Dilek Kolat, Berliner Senatorin für Arbeit, Frauen und Integration, äußert sich zu dem Thema der Arbeitsmigration grundsätzlich positiv: „Nach den bisherigen Erfahrungen mit der vollen Arbeitnehmerfreizügigkeit wissen wir, dass immer weniger Menschen gekommen sind als seit 2011 prognostiziert.“ Illegale Beschäftigungsverhältnisse, mit denen die Beratungsstelle für entsandte Beschäftigte täglich zu tun hat, möchte die Senatorin dennoch bekämpfen. Deshalb habe sie kürzlich die Kontrolleure für Schwarzarbeit begleitet. „In der Hauptstadt gibt es eine hohe Baustellendichte sowie ein großes Gastgewerbe. Diese Bereiche sind besonders anfällig für Schwarzarbeit“, sagt Kolat. Ohne einen Cent in der Tasche sucht Adam Jaskula in genau diesen Branchen nach einem Job.

Abzocken auf dem Arbeiterstrich

Zwar hat Sozialarbeiterin Katarzyna Hudec einen Deutschkurs für ihn gefunden und kennt auch eine Friseurin, die ihm vielleicht weiterhelfen kann, doch das kann dauern. Deswegen blättern sie in ihrem Büro gemeinsam zwei polnischsprachige Zeitschriften mit Stellenanzeigen durch. „Für den Übergang ist eine Tätigkeit auf dem Bau in Ordnung“, sagt die 31-Jährige. „Das Problem ist nur, dass viele Anzeigen Abzocken sind.“ So wie jene Angebote, die den Menschen auf dem S-Bahnhof Frankfurter Allee gemacht werden. Manchmal verdienen ihre Klienten zehn Euro am Tag. Manchmal im Monat. Manchmal nicht einmal dann.

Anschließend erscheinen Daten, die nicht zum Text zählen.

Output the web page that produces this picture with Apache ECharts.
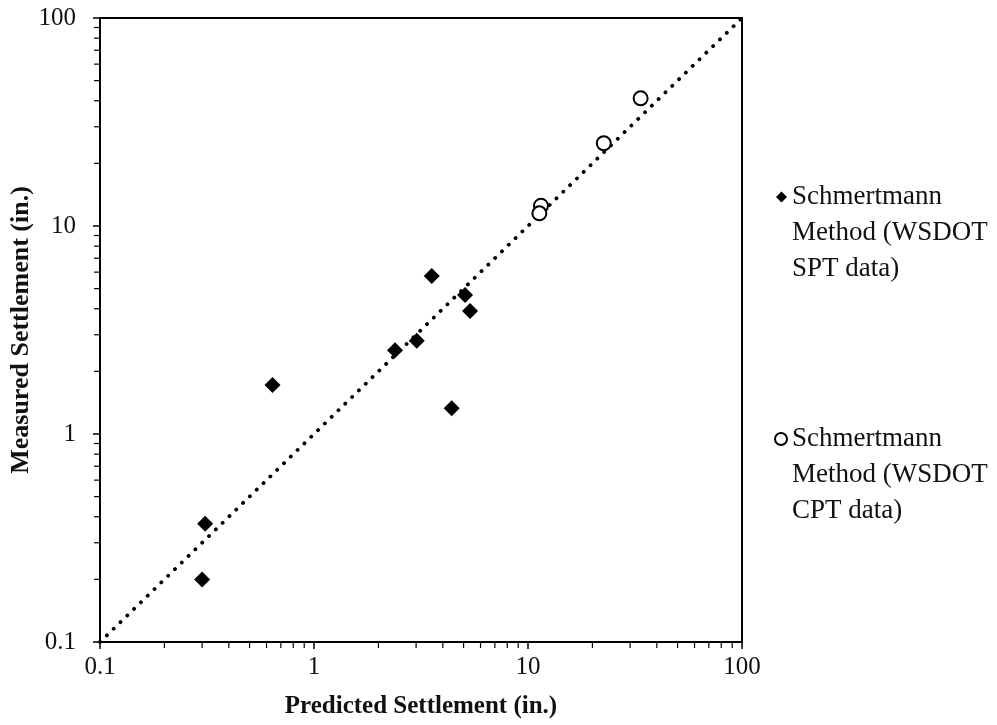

Trotz allem hofft Jaskula, in Berlin eine Arbeit und eine Wohnung zu finden. „Mit 20 Jahren reizt das Hin- und Herreisen noch, doch so langsam möchte ich zur Ruhe kommen“, sagt er. Die Jahre auf den Straßen Europas beginnen, an seiner Kraft zu zerren. Und an dem Glauben, dass er Koffer und Rucksack einmal für eine lange Zeit auspacken darf.